Exercise aim: Leave out every picture, then output exactly the lines between the ones holding "Give me the matplotlib source for this chart." and "4.698, 4.712, 4.722, 4.735, 4.742, 4.748]", inclusive, and nothing beyond them.
## Start
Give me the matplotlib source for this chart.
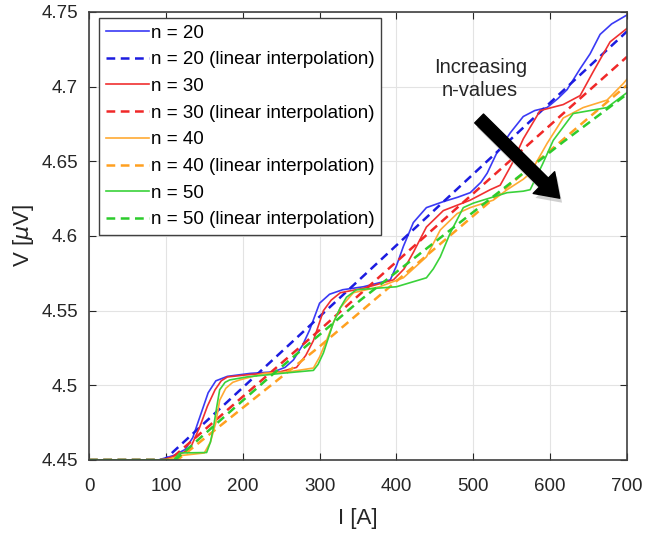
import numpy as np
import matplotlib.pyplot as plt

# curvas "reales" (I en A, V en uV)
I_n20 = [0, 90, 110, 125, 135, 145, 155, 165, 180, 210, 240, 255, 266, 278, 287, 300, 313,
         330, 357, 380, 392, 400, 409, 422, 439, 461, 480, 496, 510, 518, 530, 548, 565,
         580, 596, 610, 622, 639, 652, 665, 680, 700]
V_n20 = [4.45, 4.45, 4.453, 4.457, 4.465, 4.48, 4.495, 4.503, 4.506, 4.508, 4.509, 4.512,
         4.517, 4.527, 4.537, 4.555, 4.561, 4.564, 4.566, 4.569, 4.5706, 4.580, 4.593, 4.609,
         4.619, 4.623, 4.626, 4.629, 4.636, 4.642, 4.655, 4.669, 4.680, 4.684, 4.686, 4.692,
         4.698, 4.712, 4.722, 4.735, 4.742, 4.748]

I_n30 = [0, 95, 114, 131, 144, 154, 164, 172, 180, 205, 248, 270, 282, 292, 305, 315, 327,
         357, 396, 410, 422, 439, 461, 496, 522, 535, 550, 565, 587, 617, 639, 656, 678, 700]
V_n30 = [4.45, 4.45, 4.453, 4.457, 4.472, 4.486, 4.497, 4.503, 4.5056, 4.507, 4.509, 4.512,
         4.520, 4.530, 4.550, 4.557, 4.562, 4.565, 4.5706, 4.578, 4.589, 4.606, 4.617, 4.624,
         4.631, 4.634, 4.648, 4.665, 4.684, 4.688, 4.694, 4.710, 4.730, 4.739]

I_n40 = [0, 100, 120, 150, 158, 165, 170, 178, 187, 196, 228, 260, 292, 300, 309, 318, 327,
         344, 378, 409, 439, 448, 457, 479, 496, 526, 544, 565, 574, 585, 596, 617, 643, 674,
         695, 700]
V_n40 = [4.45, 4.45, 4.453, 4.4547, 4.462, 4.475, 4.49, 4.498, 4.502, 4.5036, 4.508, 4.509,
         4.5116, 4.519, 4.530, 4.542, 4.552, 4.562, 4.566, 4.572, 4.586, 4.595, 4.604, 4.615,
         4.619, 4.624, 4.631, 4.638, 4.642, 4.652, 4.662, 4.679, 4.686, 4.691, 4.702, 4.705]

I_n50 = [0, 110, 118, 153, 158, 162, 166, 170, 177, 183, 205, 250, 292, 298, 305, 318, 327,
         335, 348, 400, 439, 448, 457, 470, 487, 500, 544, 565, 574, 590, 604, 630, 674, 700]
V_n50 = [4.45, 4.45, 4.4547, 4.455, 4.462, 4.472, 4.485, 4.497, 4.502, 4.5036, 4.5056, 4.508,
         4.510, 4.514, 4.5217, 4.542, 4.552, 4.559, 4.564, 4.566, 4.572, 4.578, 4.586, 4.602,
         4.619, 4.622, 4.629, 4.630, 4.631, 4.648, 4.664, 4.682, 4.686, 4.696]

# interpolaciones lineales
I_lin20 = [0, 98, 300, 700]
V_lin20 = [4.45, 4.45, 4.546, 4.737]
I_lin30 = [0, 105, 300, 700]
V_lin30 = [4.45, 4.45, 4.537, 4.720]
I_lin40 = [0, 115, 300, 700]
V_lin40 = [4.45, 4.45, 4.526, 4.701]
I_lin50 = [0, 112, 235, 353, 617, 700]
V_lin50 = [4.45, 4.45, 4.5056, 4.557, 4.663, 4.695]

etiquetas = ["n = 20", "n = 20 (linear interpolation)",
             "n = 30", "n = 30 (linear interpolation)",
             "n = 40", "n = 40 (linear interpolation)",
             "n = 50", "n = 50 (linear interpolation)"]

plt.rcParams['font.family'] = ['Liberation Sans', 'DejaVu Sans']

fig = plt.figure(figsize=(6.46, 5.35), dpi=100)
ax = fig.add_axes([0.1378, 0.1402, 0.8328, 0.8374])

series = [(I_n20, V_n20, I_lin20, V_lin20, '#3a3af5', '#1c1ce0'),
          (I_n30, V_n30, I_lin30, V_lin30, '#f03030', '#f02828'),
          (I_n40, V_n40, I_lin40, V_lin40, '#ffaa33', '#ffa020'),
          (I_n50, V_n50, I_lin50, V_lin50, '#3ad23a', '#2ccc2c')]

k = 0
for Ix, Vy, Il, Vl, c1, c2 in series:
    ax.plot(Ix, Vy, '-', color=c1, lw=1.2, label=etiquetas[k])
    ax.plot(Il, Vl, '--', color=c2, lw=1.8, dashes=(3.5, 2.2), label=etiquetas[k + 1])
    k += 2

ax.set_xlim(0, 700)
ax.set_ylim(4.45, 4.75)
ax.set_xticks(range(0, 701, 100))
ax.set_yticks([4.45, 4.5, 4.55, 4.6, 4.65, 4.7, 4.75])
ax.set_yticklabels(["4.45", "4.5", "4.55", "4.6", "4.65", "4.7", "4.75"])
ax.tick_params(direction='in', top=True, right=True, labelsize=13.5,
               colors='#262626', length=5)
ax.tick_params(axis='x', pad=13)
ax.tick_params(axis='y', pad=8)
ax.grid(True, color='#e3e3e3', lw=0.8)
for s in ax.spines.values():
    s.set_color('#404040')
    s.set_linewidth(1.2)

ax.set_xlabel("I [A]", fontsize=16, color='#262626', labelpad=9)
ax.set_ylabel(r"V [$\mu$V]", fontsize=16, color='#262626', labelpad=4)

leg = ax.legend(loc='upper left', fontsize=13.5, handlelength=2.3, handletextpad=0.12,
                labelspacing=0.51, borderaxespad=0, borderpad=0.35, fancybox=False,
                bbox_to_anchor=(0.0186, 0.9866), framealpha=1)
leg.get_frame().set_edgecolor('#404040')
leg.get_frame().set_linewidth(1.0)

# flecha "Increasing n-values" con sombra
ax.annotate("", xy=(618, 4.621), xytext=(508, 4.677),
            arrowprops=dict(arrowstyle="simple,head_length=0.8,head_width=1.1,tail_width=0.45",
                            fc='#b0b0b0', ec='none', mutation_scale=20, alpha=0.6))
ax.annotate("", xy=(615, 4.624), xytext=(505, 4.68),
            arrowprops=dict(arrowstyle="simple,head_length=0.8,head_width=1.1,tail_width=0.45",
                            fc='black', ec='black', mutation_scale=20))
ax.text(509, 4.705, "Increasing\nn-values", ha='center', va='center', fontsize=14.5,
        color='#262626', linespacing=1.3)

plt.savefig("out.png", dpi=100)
## End
## Start
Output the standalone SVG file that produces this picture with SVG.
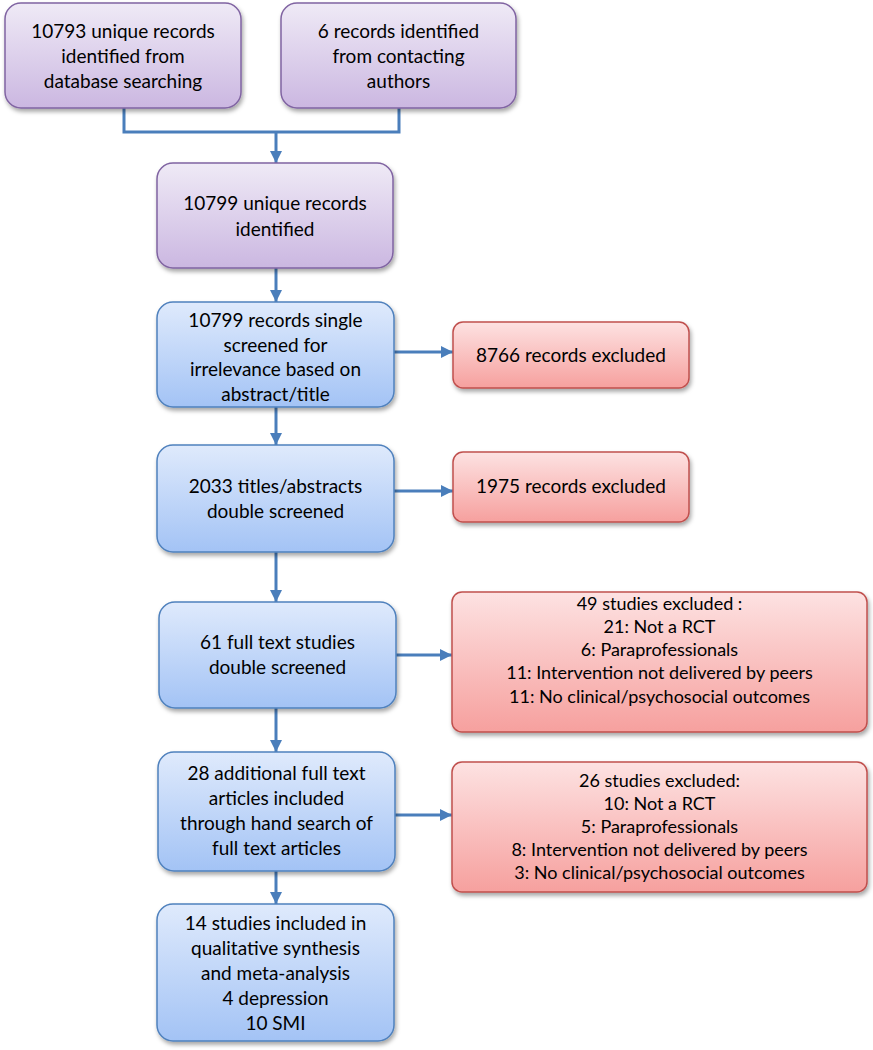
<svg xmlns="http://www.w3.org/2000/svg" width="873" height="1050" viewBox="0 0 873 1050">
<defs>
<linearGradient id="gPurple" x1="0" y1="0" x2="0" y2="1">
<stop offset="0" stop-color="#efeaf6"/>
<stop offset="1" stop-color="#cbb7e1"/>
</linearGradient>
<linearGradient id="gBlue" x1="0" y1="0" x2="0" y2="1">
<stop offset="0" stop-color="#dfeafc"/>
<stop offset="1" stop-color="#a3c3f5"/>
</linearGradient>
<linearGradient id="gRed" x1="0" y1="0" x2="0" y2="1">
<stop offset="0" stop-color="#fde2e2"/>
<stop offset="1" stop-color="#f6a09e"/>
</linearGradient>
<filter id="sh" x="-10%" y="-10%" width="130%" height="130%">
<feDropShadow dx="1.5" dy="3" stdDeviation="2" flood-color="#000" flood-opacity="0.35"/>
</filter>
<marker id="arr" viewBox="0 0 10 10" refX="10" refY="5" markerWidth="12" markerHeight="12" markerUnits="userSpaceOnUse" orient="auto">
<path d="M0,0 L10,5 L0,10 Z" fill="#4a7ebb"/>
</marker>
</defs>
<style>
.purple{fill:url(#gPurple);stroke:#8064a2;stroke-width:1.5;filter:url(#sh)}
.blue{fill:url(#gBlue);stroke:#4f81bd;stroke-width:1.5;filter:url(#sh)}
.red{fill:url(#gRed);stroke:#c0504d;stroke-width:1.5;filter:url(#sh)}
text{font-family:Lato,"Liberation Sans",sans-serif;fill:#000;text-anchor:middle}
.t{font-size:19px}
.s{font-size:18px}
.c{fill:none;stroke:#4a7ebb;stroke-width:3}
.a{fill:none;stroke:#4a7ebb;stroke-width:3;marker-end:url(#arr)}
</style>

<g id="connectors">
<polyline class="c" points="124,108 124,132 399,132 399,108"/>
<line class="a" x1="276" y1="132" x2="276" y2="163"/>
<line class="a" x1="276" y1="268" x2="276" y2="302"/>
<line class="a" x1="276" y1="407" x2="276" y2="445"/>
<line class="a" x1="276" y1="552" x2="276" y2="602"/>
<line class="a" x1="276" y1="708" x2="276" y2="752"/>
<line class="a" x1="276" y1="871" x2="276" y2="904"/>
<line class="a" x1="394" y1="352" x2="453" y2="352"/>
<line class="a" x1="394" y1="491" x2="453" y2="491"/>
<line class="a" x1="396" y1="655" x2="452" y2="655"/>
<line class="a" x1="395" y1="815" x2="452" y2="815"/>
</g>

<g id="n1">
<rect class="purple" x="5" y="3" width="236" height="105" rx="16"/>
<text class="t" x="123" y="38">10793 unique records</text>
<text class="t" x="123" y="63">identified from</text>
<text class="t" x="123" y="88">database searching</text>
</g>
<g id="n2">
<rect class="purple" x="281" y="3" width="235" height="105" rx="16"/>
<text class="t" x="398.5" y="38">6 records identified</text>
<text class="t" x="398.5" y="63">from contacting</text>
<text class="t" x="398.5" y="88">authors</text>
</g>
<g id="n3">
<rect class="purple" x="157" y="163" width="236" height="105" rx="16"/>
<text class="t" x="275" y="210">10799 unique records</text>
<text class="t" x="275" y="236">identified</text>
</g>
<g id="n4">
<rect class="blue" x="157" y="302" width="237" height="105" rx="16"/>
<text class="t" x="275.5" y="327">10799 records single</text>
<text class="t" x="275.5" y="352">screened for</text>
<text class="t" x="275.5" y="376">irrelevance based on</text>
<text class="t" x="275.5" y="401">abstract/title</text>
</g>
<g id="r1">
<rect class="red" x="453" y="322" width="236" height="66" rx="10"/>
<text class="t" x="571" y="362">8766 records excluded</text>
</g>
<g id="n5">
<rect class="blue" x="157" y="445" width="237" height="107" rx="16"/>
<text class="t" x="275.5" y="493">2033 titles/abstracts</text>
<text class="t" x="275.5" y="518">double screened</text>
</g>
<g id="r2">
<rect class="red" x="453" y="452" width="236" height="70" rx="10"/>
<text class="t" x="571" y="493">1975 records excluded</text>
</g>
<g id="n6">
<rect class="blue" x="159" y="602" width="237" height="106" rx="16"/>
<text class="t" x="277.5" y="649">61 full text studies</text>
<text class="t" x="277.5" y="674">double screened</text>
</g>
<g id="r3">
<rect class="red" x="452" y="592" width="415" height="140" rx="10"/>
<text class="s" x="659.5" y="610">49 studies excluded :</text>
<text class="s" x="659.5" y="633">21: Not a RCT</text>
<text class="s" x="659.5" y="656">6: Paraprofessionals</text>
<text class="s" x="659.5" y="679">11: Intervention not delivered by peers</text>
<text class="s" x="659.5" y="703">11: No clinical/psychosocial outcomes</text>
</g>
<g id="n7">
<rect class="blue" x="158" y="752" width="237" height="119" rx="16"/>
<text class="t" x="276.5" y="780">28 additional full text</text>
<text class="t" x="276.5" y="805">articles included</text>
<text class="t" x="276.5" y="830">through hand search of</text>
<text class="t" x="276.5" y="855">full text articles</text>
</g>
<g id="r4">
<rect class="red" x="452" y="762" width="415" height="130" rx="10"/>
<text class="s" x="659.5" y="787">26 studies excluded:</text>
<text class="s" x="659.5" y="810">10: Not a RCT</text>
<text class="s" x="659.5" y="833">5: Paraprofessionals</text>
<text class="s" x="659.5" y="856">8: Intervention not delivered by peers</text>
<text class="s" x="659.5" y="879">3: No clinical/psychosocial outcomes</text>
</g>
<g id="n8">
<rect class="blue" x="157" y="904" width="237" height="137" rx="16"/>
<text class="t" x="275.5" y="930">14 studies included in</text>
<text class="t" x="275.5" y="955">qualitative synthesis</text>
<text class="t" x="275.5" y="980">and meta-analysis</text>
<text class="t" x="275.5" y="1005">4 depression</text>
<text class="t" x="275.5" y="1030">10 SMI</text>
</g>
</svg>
## End
Full answer:
Give me the matplotlib source for this chart.
import numpy as np
import matplotlib.pyplot as plt

# curvas "reales" (I en A, V en uV)
I_n20 = [0, 90, 110, 125, 135, 145, 155, 165, 180, 210, 240, 255, 266, 278, 287, 300, 313,
         330, 357, 380, 392, 400, 409, 422, 439, 461, 480, 496, 510, 518, 530, 548, 565,
         580, 596, 610, 622, 639, 652, 665, 680, 700]
V_n20 = [4.45, 4.45, 4.453, 4.457, 4.465, 4.48, 4.495, 4.503, 4.506, 4.508, 4.509, 4.512,
         4.517, 4.527, 4.537, 4.555, 4.561, 4.564, 4.566, 4.569, 4.5706, 4.580, 4.593, 4.609,
         4.619, 4.623, 4.626, 4.629, 4.636, 4.642, 4.655, 4.669, 4.680, 4.684, 4.686, 4.692,
         4.698, 4.712, 4.722, 4.735, 4.742, 4.748]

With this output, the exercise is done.